Mike McQueary is using a former attorney’s words as a reason to shoot down the Penn State request to stay his whistleblower suit.
McQueary’s own lawyers filed the response to Penn State’s second request to stay the Centre County court proceedings Thursday.
Backing up his argument was a deposition attached to the response.
In a May interview, former university counsel Wendell Courtney said that in 2001, he researched Pennsylvania reporting law to see what should be done about McQueary’s report of seeing retired defensive coordinator Jerry Sandusky engaging in “horseplay” with a young boy in the Lasch football building showers.
“... I did some research to ascertain the lay of the land in terms of the statute and formulated my thoughts. And then I called Gary back,” he said.
Gary Schultz is the former Penn State vice president charged with failure to report and endangering the welfare of children in Dauphin County stemming from testimony before the grand jury that recommended charges against Sandusky. Former president Graham Spanier and former athletic director Tim Curley are also charged.
“I do remember that the advice I gave was to report to (the Department of Public Welfare),” Courtney said in the deposition.
McQueary’s filing shows a Feb. 11, 2001, consultation between Courtney and Schultz. But in the deposition, Courtney said he was never asked about it.
“The fact that (Penn State) ... never approached Attorney Courtney to find out details about the entry and the nature of his conversations with Schultz belies the allegation that it ‘has diligently pursued discovery,’ ” wrote attorneys Elliot Strokoff and W. Timothy Fleming.
“Penn State engaged the Freeh firm to investigate the matter and, as set forth in Freeh’s report, Courtney declined to be interviewed by Freeh upon advice of counsel,” Penn State spokesman Lawrence Lokman told The Associated Press. “So any implication that Penn State did not want the benefit of Courtney’s input is simply not correct.”
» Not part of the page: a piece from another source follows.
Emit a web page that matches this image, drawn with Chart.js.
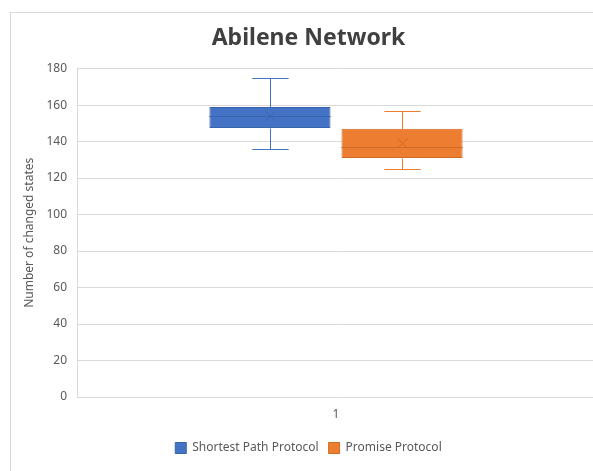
<!DOCTYPE html>
<html lang="en">
<head>
<meta charset="UTF-8">
<title>Abilene Network</title>
<script src="https://cdn.jsdelivr.net/npm/chart.js"></script>
<style>
    body {
        margin: 0;
        background: #fff;
        width: 593px;
        height: 471px;
        overflow: hidden;
        position: relative;
    }
    .frame {
        position: absolute;
        left: 10px;
        top: 12px;
        width: 595px;
        height: 470px;
        border: 1px solid #d9d9d9;
    }
</style>
</head>
<body>
<div class="frame">
    <canvas id="boxChart" width="595" height="460"></canvas>
</div>
<script>
    // box plot values, one entry per series
    const categories = ['1'];
    const seriesNames = ['Shortest Path Protocol', 'Promise Protocol'];
    const whiskerLow = [136, 125];
    const quartile1 = [147.5, 131];
    const medians = [154, 137];
    const quartile3 = [159, 147];
    const whiskerHigh = [175, 157];
    const means = [154, 139];

    const fills = ['#4472C4', '#ED7D31'];
    const edges = ['#3A63AE', '#D06A27'];

    // whiskers, median and mean marker on top of the floating bars
    const boxPlotExtras = {
        id: 'boxPlotExtras',
        afterDatasetsDraw(chart) {
            const ctx = chart.ctx;
            const y = chart.scales.y;
            chart.data.datasets.forEach((ds, i) => {
                const meta = chart.getDatasetMeta(i);
                if (meta.hidden) return;
                meta.data.forEach(bar => {
                    const cx = Math.round(bar.x) + 0.5;
                    const half = bar.width / 2;
                    const cap = bar.width * 0.15;
                    const px = v => Math.round(y.getPixelForValue(v)) + 0.5;
                    const yLo = px(whiskerLow[i]);
                    const yHi = px(whiskerHigh[i]);
                    const yQ1 = px(quartile1[i]);
                    const yQ3 = px(quartile3[i]);
                    const yMed = px(medians[i]);
                    const yMean = y.getPixelForValue(means[i]);

                    ctx.save();
                    ctx.lineWidth = 1;
                    ctx.strokeStyle = fills[i];
                    ctx.beginPath();
                    ctx.moveTo(cx, yQ3); ctx.lineTo(cx, yHi);
                    ctx.moveTo(cx - cap, yHi); ctx.lineTo(cx + cap, yHi);
                    ctx.moveTo(cx, yQ1); ctx.lineTo(cx, yLo);
                    ctx.moveTo(cx - cap, yLo); ctx.lineTo(cx + cap, yLo);
                    ctx.stroke();

                    ctx.strokeStyle = edges[i];
                    ctx.beginPath();
                    ctx.moveTo(bar.x - half, yMed); ctx.lineTo(bar.x + half, yMed);
                    ctx.stroke();

                    const m = 5;
                    ctx.beginPath();
                    ctx.moveTo(cx - m, yMean - m); ctx.lineTo(cx + m, yMean + m);
                    ctx.moveTo(cx - m, yMean + m); ctx.lineTo(cx + m, yMean - m);
                    ctx.stroke();
                    ctx.restore();
                });
            });
        }
    };

    const datasets = seriesNames.map((name, i) => ({
        label: name,
        data: categories.map(() => [quartile1[i], quartile3[i]]),
        backgroundColor: fills[i],
        borderColor: edges[i],
        borderWidth: 1,
        borderSkipped: false,
        barPercentage: 0.917,
        categoryPercentage: 0.51
    }));

    const ctx = document.getElementById('boxChart').getContext('2d');
    new Chart(ctx, {
        type: 'bar',
        data: {
            labels: categories,
            datasets: datasets
        },
        options: {
            responsive: false,
            animation: false,
            layout: {
                padding: { left: 0, right: 0, top: 0, bottom: 9 }
            },
            plugins: {
                title: {
                    display: true,
                    text: 'Abilene Network',
                    color: '#404040',
                    font: { family: 'Noto Sans', size: 23, weight: 'bold' },
                    padding: { top: 12, bottom: 16 }
                },
                legend: {
                    position: 'bottom',
                    labels: {
                        color: '#595959',
                        font: { family: 'Noto Sans', size: 12 },
                        boxWidth: 11,
                        boxHeight: 11,
                        padding: 10
                    }
                },
                tooltip: { enabled: false }
            },
            scales: {
                x: {
                    grid: { display: false, drawTicks: false },
                    border: { display: true, color: '#D9D9D9' },
                    ticks: {
                        color: '#595959',
                        font: { family: 'Noto Sans', size: 12 },
                        padding: 10
                    },
                    afterFit: scale => { scale.height = 35; }
                },
                y: {
                    min: 0,
                    max: 180,
                    ticks: {
                        stepSize: 20,
                        color: '#595959',
                        font: { family: 'Noto Sans', size: 12 },
                        padding: 10
                    },
                    grid: { color: '#D9D9D9', drawTicks: false },
                    border: { display: true, color: '#D9D9D9' },
                    title: {
                        display: true,
                        text: 'Number of changed states',
                        color: '#595959',
                        font: { family: 'Noto Sans', size: 12 },
                        padding: { top: 11, bottom: 0 }
                    },
                    afterFit: scale => { scale.width = 66; }
                },
                // empty strip on the right so title and legend stay centred on the frame
                yRight: {
                    position: 'right',
                    min: 0,
                    max: 180,
                    grid: { display: false },
                    border: { display: false },
                    ticks: { display: false },
                    afterFit: scale => { scale.width = 11; }
                }
            }
        },
        plugins: [boxPlotExtras]
    });
</script>
</body>
</html>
McQueary’s attorneys said the university’s request for an indefinite stay “contradicts the notion of a ‘prompt’ hearing.”
Penn State requested the stay June 1, citing problems obtaining discovery related to Curley, Schultz and Spanier, whose criminal cases have dragged on for years and have still not gone to trial.
The university said its case is “severely prejudiced” by the inability to depose the trio, who claim Fifth Amendment protections on advice of counsel.